Eight telling words have made filmmaker Suman Ghosh’s life a little difficult. ‘Gujarat’, ‘Cow’, ‘Hindutva view of India’ and ‘Hindu India’, these words will probably figure prominently in any socio-political discussion in the country today, but Ghosh has been asked to mute these words in his documentary on Amartya Sen, The Argumentative Indian.
“At the Censor Board office in Kolkata I was verbally informed to mute four words ‘Gujarat’, ‘Cow’, ‘Hindutva view of India’ and ‘Hindu India’ for getting U/A certificate,” Gosh told ScoopWhoop News.
Ghosh, who has been making the film for over a span of 15 years from 2002, told them that he will not mute these words. “I was told by the officials that they are helpless. They probably are working under strict instructions,” Ghosh said.
The Argumentative Indian is structured as a conversation between Amartya Sen and his student, economist Kaushik Basu, so it’s natural that it will touch topics that are related to the socio-political realities of the country. “I did know about the harrowing time makers of Lipstick Under My Burkha and Udta Punjab had with the CBFC, but I was relatively less apprehensive because my film is a documentary. Clearly, I was wrong,” says Ghosh.
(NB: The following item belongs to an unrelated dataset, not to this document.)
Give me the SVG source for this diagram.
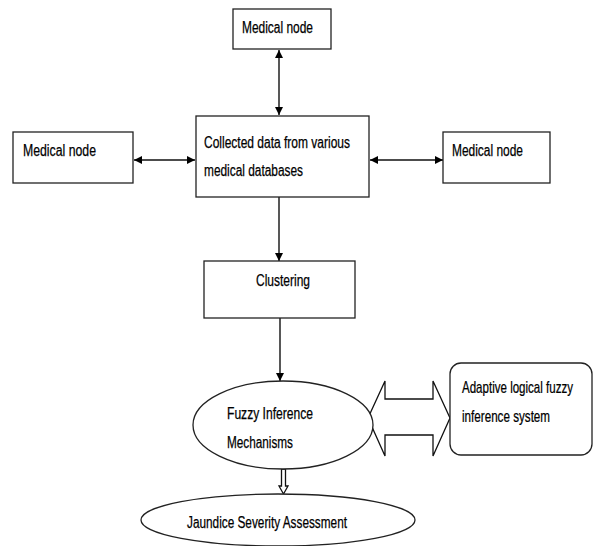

Recently, the makers of the documentary film An Insignificant Man, which chronicles the rise of Delhi Chief Minister Arvind Kejriwal from a member of the India Against Corruption movement to the leader of the Aam Aadmi Party, fell prey to CBFC board’s arbitrary behaviour. Censor Board chairperson Pahlaj Nihalani wanted Ranka and co-director Vinay Shukla to get No Objection Certificates from PM Modi, Arvind Kejriwal and Sheila Dikshit if they want their documentary released in India.
Both Ranka and Shukla refused to comply. The film is still stalled.